▸ **The problem**: Print the lines from the one that contains "Emit a LaTeX" to the one that contains "(0,0) rectangle (941,643);", inclusive, exactly as they appear, and please drop any pictures.

▸ **Material**:
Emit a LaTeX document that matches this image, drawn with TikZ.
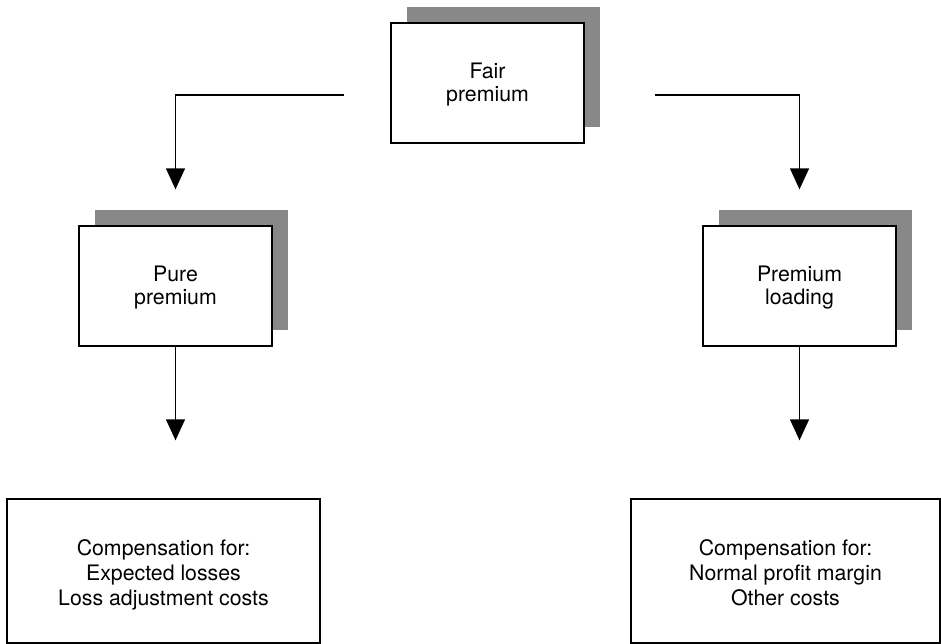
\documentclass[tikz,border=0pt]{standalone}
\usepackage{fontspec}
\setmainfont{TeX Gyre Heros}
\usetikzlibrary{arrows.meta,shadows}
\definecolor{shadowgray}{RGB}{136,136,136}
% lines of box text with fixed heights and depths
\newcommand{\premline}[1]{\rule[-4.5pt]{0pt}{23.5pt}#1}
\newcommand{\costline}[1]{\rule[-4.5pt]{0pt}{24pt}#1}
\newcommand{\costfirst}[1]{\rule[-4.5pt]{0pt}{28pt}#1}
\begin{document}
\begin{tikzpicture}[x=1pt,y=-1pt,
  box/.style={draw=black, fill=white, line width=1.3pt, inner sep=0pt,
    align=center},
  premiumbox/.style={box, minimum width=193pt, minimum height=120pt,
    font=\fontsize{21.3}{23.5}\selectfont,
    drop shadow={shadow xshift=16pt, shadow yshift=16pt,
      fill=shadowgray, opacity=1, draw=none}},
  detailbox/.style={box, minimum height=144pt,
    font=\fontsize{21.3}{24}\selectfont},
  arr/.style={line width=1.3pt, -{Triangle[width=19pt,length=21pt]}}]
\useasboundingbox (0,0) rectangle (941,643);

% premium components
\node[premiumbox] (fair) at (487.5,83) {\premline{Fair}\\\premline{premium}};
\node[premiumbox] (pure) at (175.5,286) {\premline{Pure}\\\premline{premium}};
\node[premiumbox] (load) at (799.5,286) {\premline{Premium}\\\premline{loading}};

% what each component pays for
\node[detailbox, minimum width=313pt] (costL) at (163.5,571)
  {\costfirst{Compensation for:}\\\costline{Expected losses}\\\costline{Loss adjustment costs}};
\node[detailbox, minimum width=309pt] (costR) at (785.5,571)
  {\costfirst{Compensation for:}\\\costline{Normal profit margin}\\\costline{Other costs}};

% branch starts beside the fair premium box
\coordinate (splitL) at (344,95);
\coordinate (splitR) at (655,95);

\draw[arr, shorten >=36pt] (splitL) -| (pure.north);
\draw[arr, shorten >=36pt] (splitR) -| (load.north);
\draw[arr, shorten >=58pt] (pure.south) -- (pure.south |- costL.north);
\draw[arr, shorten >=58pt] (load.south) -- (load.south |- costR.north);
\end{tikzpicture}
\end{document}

==

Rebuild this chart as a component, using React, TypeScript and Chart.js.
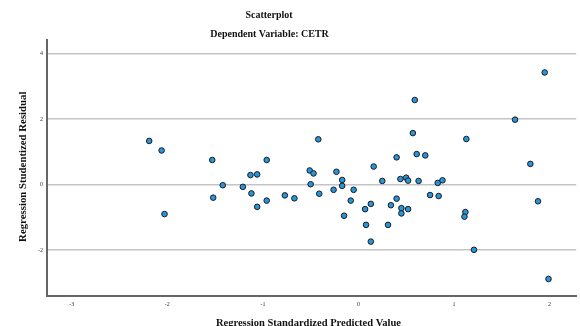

▸ **Completed exercise**:
Emit a LaTeX document that matches this image, drawn with TikZ.
\documentclass[tikz,border=0pt]{standalone}
\usepackage{fontspec}
\setmainfont{TeX Gyre Heros}
\usetikzlibrary{arrows.meta,shadows}
\definecolor{shadowgray}{RGB}{136,136,136}
% lines of box text with fixed heights and depths
\newcommand{\premline}[1]{\rule[-4.5pt]{0pt}{23.5pt}#1}
\newcommand{\costline}[1]{\rule[-4.5pt]{0pt}{24pt}#1}
\newcommand{\costfirst}[1]{\rule[-4.5pt]{0pt}{28pt}#1}
\begin{document}
\begin{tikzpicture}[x=1pt,y=-1pt,
  box/.style={draw=black, fill=white, line width=1.3pt, inner sep=0pt,
    align=center},
  premiumbox/.style={box, minimum width=193pt, minimum height=120pt,
    font=\fontsize{21.3}{23.5}\selectfont,
    drop shadow={shadow xshift=16pt, shadow yshift=16pt,
      fill=shadowgray, opacity=1, draw=none}},
  detailbox/.style={box, minimum height=144pt,
    font=\fontsize{21.3}{24}\selectfont},
  arr/.style={line width=1.3pt, -{Triangle[width=19pt,length=21pt]}}]
\useasboundingbox (0,0) rectangle (941,643);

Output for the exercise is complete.